Dive Brief:
- An Illinois district court erred when it dismissed federal claims raised by an African American firefighter who alleged his firing constituted unlawful race-based discrimination, the 7th U.S. Circuit Court of Appeals held Monday.
- The plaintiff in Strickland v. City of Markham had been fired following the results of an administrative hearing. He alleged the decision was discriminatory under Title VII of the 1964 Civil Rights Act, among other federal and state laws. At around the same time, he filed a lawsuit in Illinois state court challenging the decision. The plaintiff later voluntarily dismissed his state lawsuit but not his federal lawsuit.
- The district court ruled that the outcome of the state lawsuit precluded the plaintiff’s federal lawsuit because the administrative hearing constituted a final judgment on the merits, he did not timely challenge the hearing’s results and both lawsuits arose from the same operative facts. The 7th Circuit partly reversed, holding that the Title VII claims could not be so precluded but upheld with respect to the plaintiff’s other claims.
Dive Insight:
The court’s decision involved a complicated interplay between Illinois state and federal laws on claim preclusion.

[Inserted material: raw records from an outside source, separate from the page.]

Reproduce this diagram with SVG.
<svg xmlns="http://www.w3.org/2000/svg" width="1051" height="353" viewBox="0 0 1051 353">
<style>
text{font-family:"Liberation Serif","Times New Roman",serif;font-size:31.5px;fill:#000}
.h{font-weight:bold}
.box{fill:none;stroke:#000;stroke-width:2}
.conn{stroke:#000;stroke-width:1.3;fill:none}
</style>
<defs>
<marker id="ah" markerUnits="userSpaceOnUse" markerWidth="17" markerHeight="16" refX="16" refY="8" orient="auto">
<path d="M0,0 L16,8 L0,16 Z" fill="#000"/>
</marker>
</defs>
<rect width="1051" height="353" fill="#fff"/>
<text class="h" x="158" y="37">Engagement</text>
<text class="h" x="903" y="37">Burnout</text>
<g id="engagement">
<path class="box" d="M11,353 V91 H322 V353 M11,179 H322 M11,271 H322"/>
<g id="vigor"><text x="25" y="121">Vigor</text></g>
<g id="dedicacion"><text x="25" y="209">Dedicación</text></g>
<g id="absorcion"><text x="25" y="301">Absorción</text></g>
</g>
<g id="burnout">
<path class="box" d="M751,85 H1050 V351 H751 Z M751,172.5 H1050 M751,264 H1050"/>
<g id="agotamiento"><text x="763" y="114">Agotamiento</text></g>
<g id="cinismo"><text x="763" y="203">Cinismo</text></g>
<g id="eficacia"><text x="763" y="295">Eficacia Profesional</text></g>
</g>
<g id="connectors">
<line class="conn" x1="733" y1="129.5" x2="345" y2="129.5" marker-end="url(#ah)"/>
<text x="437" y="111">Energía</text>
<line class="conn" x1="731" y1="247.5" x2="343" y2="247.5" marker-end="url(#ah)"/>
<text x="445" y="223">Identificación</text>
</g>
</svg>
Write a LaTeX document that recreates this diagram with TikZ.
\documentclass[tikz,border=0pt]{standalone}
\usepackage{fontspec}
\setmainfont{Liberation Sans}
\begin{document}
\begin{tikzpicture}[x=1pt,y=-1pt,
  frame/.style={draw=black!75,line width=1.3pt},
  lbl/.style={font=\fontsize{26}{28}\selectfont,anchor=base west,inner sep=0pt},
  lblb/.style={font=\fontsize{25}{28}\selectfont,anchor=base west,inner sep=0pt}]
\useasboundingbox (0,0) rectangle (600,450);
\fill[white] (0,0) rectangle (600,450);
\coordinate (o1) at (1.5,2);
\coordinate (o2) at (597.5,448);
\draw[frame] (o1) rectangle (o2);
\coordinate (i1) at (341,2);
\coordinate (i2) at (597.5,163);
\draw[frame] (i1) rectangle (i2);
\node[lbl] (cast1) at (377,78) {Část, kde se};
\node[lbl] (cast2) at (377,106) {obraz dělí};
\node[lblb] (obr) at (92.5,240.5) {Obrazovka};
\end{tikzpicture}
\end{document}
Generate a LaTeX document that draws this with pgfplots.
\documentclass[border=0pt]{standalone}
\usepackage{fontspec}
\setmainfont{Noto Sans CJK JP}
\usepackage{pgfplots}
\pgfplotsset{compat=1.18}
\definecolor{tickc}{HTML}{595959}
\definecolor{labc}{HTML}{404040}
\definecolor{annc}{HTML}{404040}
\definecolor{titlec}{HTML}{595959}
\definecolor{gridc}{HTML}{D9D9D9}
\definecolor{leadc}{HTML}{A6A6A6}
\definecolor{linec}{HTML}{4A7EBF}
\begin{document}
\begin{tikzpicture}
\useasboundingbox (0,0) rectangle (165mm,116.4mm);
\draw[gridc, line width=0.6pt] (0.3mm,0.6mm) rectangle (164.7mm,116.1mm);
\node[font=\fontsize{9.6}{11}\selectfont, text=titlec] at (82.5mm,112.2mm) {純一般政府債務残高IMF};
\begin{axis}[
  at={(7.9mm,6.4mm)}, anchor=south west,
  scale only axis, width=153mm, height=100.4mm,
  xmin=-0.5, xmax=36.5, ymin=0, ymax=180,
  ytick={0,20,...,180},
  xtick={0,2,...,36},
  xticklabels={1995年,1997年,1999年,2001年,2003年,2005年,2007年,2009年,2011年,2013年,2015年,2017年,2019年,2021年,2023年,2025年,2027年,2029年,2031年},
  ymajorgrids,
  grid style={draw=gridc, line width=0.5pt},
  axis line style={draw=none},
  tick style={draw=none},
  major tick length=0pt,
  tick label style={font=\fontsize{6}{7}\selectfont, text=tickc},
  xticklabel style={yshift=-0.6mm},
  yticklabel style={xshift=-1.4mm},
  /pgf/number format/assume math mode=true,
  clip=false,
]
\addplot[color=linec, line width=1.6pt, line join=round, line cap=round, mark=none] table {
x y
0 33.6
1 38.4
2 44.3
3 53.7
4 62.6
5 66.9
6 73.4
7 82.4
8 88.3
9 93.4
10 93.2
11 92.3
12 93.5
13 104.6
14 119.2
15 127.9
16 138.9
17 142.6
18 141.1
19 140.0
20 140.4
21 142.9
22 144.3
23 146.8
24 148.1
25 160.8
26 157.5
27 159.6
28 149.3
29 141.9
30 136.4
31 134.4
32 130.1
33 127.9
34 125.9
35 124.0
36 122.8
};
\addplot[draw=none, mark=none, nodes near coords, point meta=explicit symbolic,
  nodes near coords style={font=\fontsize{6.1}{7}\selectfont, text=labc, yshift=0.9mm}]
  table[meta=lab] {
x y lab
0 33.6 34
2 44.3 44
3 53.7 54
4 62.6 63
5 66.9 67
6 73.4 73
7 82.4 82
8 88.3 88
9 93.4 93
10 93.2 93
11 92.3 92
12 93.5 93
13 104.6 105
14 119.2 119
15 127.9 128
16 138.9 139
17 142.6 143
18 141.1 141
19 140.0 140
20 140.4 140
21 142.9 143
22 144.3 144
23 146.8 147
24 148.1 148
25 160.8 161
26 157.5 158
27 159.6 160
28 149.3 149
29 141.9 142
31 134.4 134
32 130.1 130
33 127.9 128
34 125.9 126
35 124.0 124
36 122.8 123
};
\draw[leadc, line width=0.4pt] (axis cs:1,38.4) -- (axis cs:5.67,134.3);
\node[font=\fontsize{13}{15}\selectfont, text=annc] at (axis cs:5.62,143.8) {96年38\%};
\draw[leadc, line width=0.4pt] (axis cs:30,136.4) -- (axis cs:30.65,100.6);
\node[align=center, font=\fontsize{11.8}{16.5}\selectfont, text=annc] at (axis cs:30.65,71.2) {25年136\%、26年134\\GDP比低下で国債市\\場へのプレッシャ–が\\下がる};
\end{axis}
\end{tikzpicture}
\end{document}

A key component of analysis concerned the nature of the administrative hearing, conducted by the city’s Board of Fire and Police Commissioners. The board acted in a judicial capacity in conducting the hearing, the 7th Circuit said, and federal common law principles grant the findings of a state agency acting in this capacity a “preclusive effect” applicable to most of the plaintiff’s state and federal claims.
Yet, the U.S. Supreme Court has said that such proceedings do not preclude Title VII claims specifically, per the 7th Circuit, citing the high court’s 1991 decision in Astoria Federal Loan & Savings Association v. Solimino. State administrative decisions have no preclusive effect under Title VII until they have been reviewed in state court and the review culminates in a judgment, the 7th Circuit continued.
“But this distinction does not alter the outcome on [the plaintiff’s] other claims, and the district court otherwise correctly applied the Illinois law of claim preclusion,” the court said.